WRITTEN REQUEST -> Return only the lines from the top of the data down to the one that holds "83, 93, 95]", both included, without any pictures.

GIVEN DATA ->

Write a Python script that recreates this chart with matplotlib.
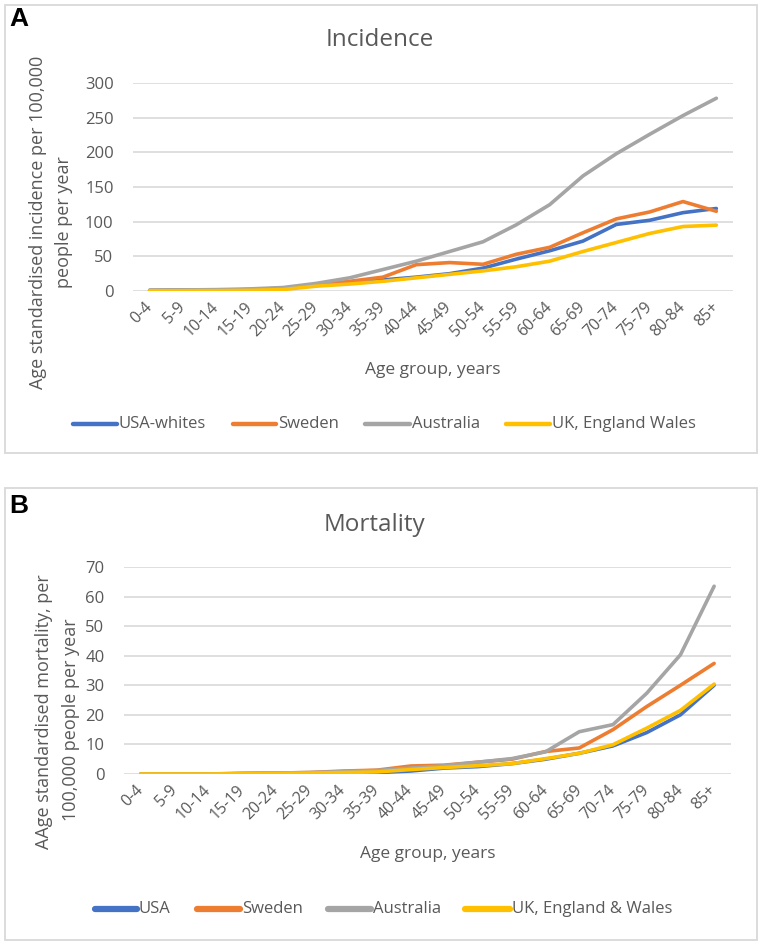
import numpy as np
import matplotlib
matplotlib.use('Agg')
import matplotlib.pyplot as plt
from matplotlib import font_manager
from matplotlib.lines import Line2D
from matplotlib.patches import Rectangle


# pick a narrow font close to Calibri if one is installed
installed = {f.name for f in font_manager.fontManager.ttflist}
for name in ['Liberation Sans Narrow', 'Open Sans', 'Liberation Sans', 'DejaVu Sans']:
    if name in installed:
        base_font = name
        break
plt.rcParams['font.family'] = [base_font, 'DejaVu Sans']

age_groups = ['0-4', '5-9', '10-14', '15-19', '20-24', '25-29', '30-34', '35-39', '40-44',
              '45-49', '50-54', '55-59', '60-64', '65-69', '70-74', '75-79', '80-84', '85+']

# A - incidence per 100,000 per year
inc_usa = [1, 1.5, 1, 2, 4, 8, 12, 16, 20, 25, 33, 46, 58, 72, 96, 102, 113, 119]
inc_sweden = [0.5, 0.5, 1, 2, 4, 9, 14, 20, 38, 41, 38.5, 53, 63, 84, 104, 114, 129, 115]
inc_australia = [1, 1.5, 2, 3, 5, 11, 19, 31, 43, 57, 71, 95.5, 124.5, 166, 198, 226, 253, 278]
inc_uk = [0.5, 0.5, 0.5, 1, 2, 7, 10, 14, 19, 24, 29, 35, 43, 57, 70, 83, 93, 95]

# B - mortality per 100,000 per year
mort_usa = [0, 0, 0, 0.1, 0.2, 0.3, 0.4, 0.5, 1, 2, 2.5, 3.5, 5, 7, 9.5, 14, 20, 30]
mort_sweden = [0, 0, 0, 0.2, 0.3, 0.5, 1, 1.3, 2.7, 3, 4, 5, 7.6, 8.8, 15, 22.8, 30, 37.4]
mort_australia = [0, 0, 0, 0.2, 0.3, 0.5, 0.8, 1.2, 2, 2.8, 4, 5.2, 7.5, 14.3, 16.7, 27.3, 40.3, 63.5]
mort_uk = [0, 0, 0, 0.1, 0.2, 0.3, 0.5, 0.7, 1.5, 2.2, 2.8, 3.5, 5.2, 7, 9.9, 15.5, 21.5, 30.4]

colors = ['#4472C4', '#ED7D31', '#A5A5A5', '#FFC000']
labels_a = ['USA-whites', 'Sweden', 'Australia', 'UK, England Wales']
labels_b = ['USA', 'Sweden', 'Australia', 'UK, England & Wales']

W, H = 761, 944
txt = '#595959'
grid = '#d9d9d9'

fig = plt.figure(figsize=(W / 100, H / 100), dpi=100)


def fx(x):
    return x / W


def fy(y):
    return 1 - y / H


def panel(box, plot, series, names, yticks, title, title_y, ylabel_lines, xlabel_y,
          leg_y, leg_pos, leg_lw, letter, letter_y):
    # outer frame
    x0, y0, x1, y1 = box
    fig.add_artist(Rectangle((fx(x0), fy(y1)), fx(x1 - x0), (y1 - y0) / H,
                             fill=False, edgecolor=grid, lw=1.3, transform=fig.transFigure))
    l, t, r, b = plot
    ax = fig.add_axes([fx(l), fy(b), fx(r - l), (b - t) / H])
    x = np.arange(len(age_groups))
    for vals, c in zip(series, colors):
        ax.plot(x, vals, color=c, lw=2.6, solid_capstyle='round', solid_joinstyle='round')
    ax.set_xlim(-0.5, len(age_groups) - 0.5)
    ax.set_ylim(yticks[0], yticks[-1])
    ax.set_yticks(yticks)
    ax.set_xticks(x)
    ax.set_xticklabels(age_groups, rotation=45, ha='right', va='center',
                       rotation_mode='anchor', fontsize=11.5, color=txt)
    ax.tick_params(axis='y', labelsize=12, colors=txt, length=0, pad=14)
    ax.tick_params(axis='x', length=0, pad=10)
    ax.yaxis.grid(True, color=grid, lw=1.2)
    ax.set_axisbelow(True)
    for s in ax.spines.values():
        s.set_visible(False)

    fig.text(fx((l + r) / 2 - 53), fy(title_y), title, fontsize=17.5, color=txt,
             ha='center', va='center')
    for (lx, ly, s) in ylabel_lines:
        fig.text(fx(lx), fy(ly), s, rotation=90, fontsize=13, color=txt,
                 ha='center', va='center')
    fig.text(fx((l + r) / 2), fy(xlabel_y), 'Age group, years', fontsize=12.5,
             color=txt, ha='center', va='center')
    for (hx0, hx1), name, c in zip(leg_pos, names, colors):
        fig.add_artist(Line2D([fx(hx0), fx(hx1)], [fy(leg_y), fy(leg_y)], color=c,
                              lw=leg_lw, solid_capstyle='round', transform=fig.transFigure))
        fig.text(fx(hx1 + 2), fy(leg_y), name, fontsize=12, color=txt,
                 ha='left', va='center')
    fig.text(fx(9), fy(letter_y), letter, fontsize=19, fontweight='bold',
             family=['Liberation Sans', 'DejaVu Sans'], color='black',
             ha='left', va='center')
    return ax


panel((5, 5, 757, 453), (133, 83, 733, 291),
      [inc_usa, inc_sweden, inc_australia, inc_uk], labels_a,
      [0, 50, 100, 150, 200, 250, 300], 'Incidence', 40,
      [(38, 222, 'Age standardised incidence per 100,000'), (64, 222, 'people per year')],
      370, 424, [(73, 117), (233, 276), (365, 410), (506, 550)], 3.2, 'A', 19)

panel((5, 488, 757, 940), (124, 567, 731, 774),
      [mort_usa, mort_sweden, mort_australia, mort_uk], labels_b,
      [0, 10, 20, 30, 40, 50, 60, 70], 'Mortality', 525,
      [(44, 712, 'AAge standardised mortality, per'), (71, 720, '100,000 people per year')],
      854, 909, [(95, 137), (197, 240), (328, 371), (465, 510)], 4.5, 'B', 506)

fig.savefig('out.png', dpi=100, facecolor='white')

RESPONSE ->
Write a Python script that recreates this chart with matplotlib.
import numpy as np
import matplotlib
matplotlib.use('Agg')
import matplotlib.pyplot as plt
from matplotlib import font_manager
from matplotlib.lines import Line2D
from matplotlib.patches import Rectangle


# pick a narrow font close to Calibri if one is installed
installed = {f.name for f in font_manager.fontManager.ttflist}
for name in ['Liberation Sans Narrow', 'Open Sans', 'Liberation Sans', 'DejaVu Sans']:
    if name in installed:
        base_font = name
        break
plt.rcParams['font.family'] = [base_font, 'DejaVu Sans']

age_groups = ['0-4', '5-9', '10-14', '15-19', '20-24', '25-29', '30-34', '35-39', '40-44',
              '45-49', '50-54', '55-59', '60-64', '65-69', '70-74', '75-79', '80-84', '85+']

# A - incidence per 100,000 per year
inc_usa = [1, 1.5, 1, 2, 4, 8, 12, 16, 20, 25, 33, 46, 58, 72, 96, 102, 113, 119]
inc_sweden = [0.5, 0.5, 1, 2, 4, 9, 14, 20, 38, 41, 38.5, 53, 63, 84, 104, 114, 129, 115]
inc_australia = [1, 1.5, 2, 3, 5, 11, 19, 31, 43, 57, 71, 95.5, 124.5, 166, 198, 226, 253, 278]
inc_uk = [0.5, 0.5, 0.5, 1, 2, 7, 10, 14, 19, 24, 29, 35, 43, 57, 70, 83, 93, 95]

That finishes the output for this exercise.